After 3.0 hours reaction time, the CD spectrum is dominated by a strong signal centered at around 400 nm that can be related to a tartrate-molybdenum (V) complex (complex II).^{25, 26} This complex is known to have the characteristic dimeric structure where two edge sharing octahedral molybdenum atoms are connected by oxo- ligands in bridge configuration, isostructural to well characterised Mo(V) complexes with cysteine.^27-29 After 4 hours of the reaction, the formation of MoS₂ nanoparticles is observed; MoS₂ can be isolated from the rest of the reaction mixture by centrifugation and the CD signal of the supernatant, which is indicative of the molecular species present in solution, decreases rapidly after few hours of treatment (Figure S10). This is due to the thermal decomposition of tartaric acid around 160 °C forming achiral by-products such as formic acid, acetic acid, pyruvic acid.³⁰ Despite the decomposition of the chiral ligand in this early stage of the reaction, the MoS₂ isolated in this condition is characterised by a smaller particle size (Figure S11) and lower chiroptical activity comparing to the products isolated at longer reaction times. At this reaction stage, the MoS₂ nanocrystals grow consuming the excess of molybdate which is still present in solution. SEM analysis (Figure S11) revealed the presence of thin nanorods with lateral size around 50 nm at 4 hours, a longer reaction time increases the lateral size of the nanosheets. This is followed by an increase in chirality, which can be related to the epitaxial deposition of MoS₂ onto the chiral nanocrystals formed in the first stage of the reaction, which act as chiral seeds. The observation of the chiroptical activity after extensive reaction time (up to 48 h) suggests that the nanomaterial's chirality is mostly unaffected by treatment longer then 24 h (Figure S12).

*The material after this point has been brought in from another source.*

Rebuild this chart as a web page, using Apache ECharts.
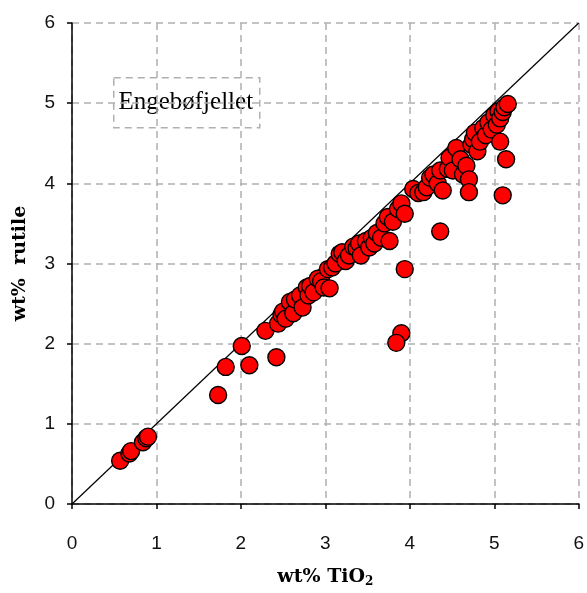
<!DOCTYPE html>
<html>
<head>
<meta charset="utf-8">
<script src="https://cdn.jsdelivr.net/npm/echarts@6/dist/echarts.min.js"></script>
<style>html,body{margin:0;padding:0;background:#fff;}#c{width:587px;height:593px;}</style>
</head>
<body>
<div id="c"></div>
<script>
const xTicks = [0, 1, 2, 3, 4, 5, 6];
const yTicks = [0, 1, 2, 3, 4, 5, 6];
const oneToOne = [[0, 0], [6, 6]];
const tio2 = [0.57,0.68,0.70,0.84,0.88,0.90,1.73,1.82,2.01,2.10,2.29,2.42,2.44,2.48,2.50,2.53,2.58,2.62,2.64,2.70,2.73,2.78,2.80,2.82,2.86,2.91,2.95,2.98,3.03,3.05,3.08,3.12,3.17,3.20,3.24,3.28,3.33,3.37,3.40,3.42,3.48,3.52,3.55,3.58,3.61,3.66,3.70,3.74,3.76,3.80,3.86,3.90,3.94,4.04,4.10,4.16,4.20,4.24,4.28,4.33,4.36,4.39,4.45,4.47,4.51,4.55,4.60,4.63,4.67,4.70,4.70,4.73,4.75,4.77,4.80,4.83,4.87,4.90,4.93,4.97,5.00,5.03,5.05,5.07,5.07,5.10,5.12,5.16,5.14,5.10,4.36,3.94,3.90,3.84];
const rutile = [0.54,0.63,0.66,0.77,0.82,0.84,1.36,1.71,1.97,1.73,2.16,1.83,2.25,2.36,2.40,2.31,2.52,2.38,2.55,2.60,2.45,2.70,2.60,2.72,2.64,2.81,2.78,2.70,2.93,2.69,2.95,3.00,3.12,3.14,3.03,3.10,3.21,3.19,3.25,3.10,3.28,3.20,3.32,3.25,3.38,3.32,3.50,3.58,3.28,3.52,3.68,3.75,3.62,3.93,3.88,3.89,3.95,4.07,4.11,4.00,4.16,3.91,4.18,4.32,4.16,4.44,4.30,4.11,4.22,4.05,3.89,4.48,4.55,4.63,4.40,4.52,4.69,4.60,4.76,4.67,4.85,4.73,4.90,4.81,4.52,4.89,4.95,4.99,4.30,3.85,3.40,2.93,2.13,2.01];
const labelText = 'Engebøfjellet';

const points = tio2.map((x, i) => [x, rutile[i]]);
const chart = echarts.init(document.getElementById('c'), null, {renderer: 'canvas'});
const tickFont = {color: '#111', fontSize: 19, fontFamily: 'Liberation Sans'};
const splitDash = {show: true, lineStyle: {color: '#b0b0b0', width: 1.5, type: [7, 5]}};
chart.setOption({
  animation: false,
  backgroundColor: '#fff',
  grid: {left: 72, right: 8, top: 23, bottom: 81, containLabel: false},
  xAxis: {
    type: 'value', min: xTicks[0], max: xTicks[xTicks.length - 1], interval: 1,
    axisLine: {show: true, onZero: false, lineStyle: {color: '#000', width: 1.5}},
    axisTick: {show: true, length: 5, lineStyle: {color: '#000', width: 1.5}},
    axisLabel: Object.assign({margin: 30}, tickFont),
    splitLine: splitDash,
    name: 'wt% TiO{sub|2}', nameLocation: 'middle', nameGap: 62,
    nameTextStyle: {color: '#000', fontSize: 19, fontWeight: 'bold', fontFamily: 'DejaVu Serif',
      rich: {sub: {fontSize: 12, fontWeight: 'bold', fontFamily: 'DejaVu Serif', padding: [10, 0, 0, 0]}}}
  },
  yAxis: {
    type: 'value', min: yTicks[0], max: yTicks[yTicks.length - 1], interval: 1,
    axisLine: {show: true, onZero: false, lineStyle: {color: '#000', width: 1.5}},
    axisTick: {show: true, length: 5, lineStyle: {color: '#000', width: 1.5}},
    axisLabel: Object.assign({margin: 17}, tickFont),
    splitLine: splitDash,
    name: 'wt%  rutile', nameLocation: 'middle', nameGap: 42, nameRotate: 90,
    nameTextStyle: {color: '#000', fontSize: 19, fontWeight: 'bold', fontFamily: 'DejaVu Serif'}
  },
  graphic: [{
    type: 'group', left: 113, top: 77, z: 10,
    children: [
      {type: 'rect', shape: {x: 0, y: 0, width: 146, height: 50},
       style: {fill: '#fff', stroke: '#b0b0b0', lineWidth: 1.5, lineDash: [7, 5]}},
      {type: 'text', x: 72, y: 25,
       style: {text: labelText, fill: '#000', fontSize: 25, fontFamily: 'Liberation Serif', align: 'center', verticalAlign: 'middle'}}
    ]
  }],
  series: [
    {type: 'line', data: oneToOne, symbol: 'none', lineStyle: {color: '#000', width: 1.2}, z: 2, silent: true},
    {type: 'scatter', data: points, symbol: 'circle', symbolSize: 17,
     itemStyle: {color: '#ff0000', borderColor: '#000', borderWidth: 1.4, opacity: 1}, z: 3}
  ]
});
</script>
</body>
</html>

In conclusion, herein we presented for the first time a new synthetic approach for the preparation of highly chiral 1T−MoS₂ nanosheets. The use of tartaric acid as symmetry breaking agent in the hydrothermal synthesis of 1T−MoS₂ nanosheets was shown to efficiently promote the formation of highly chiroptically active 1T−MoS₂ with a g-factor up to 0.01. The chiral ligand plays an important role as a structural directing agent during the growth of the nanocrystals in the hydrothermal process, allowing control of the nanomaterial's chirality. Interestingly, the chiroptical properties of the material revealed a strong dependence on the nanostructure's morphology, and the highest chiroptical activity was observed for nanostructures showing a well-defined axial chirality. In these conditions, the enantioselective formation of P and M enantiomers can be observed for 1T−MoS₂ nanosheets grown in the presence of L and D-tartaric acid respectively. Finally, we reported our observations on the evolution of the chirality during the material's formation and details of the involvement of chiral complexes in the formation process. We believe that this research will promote further development of novel chiral layered TMDCs based nanomaterials with superior chiroptical activity and a broad range of potential applications.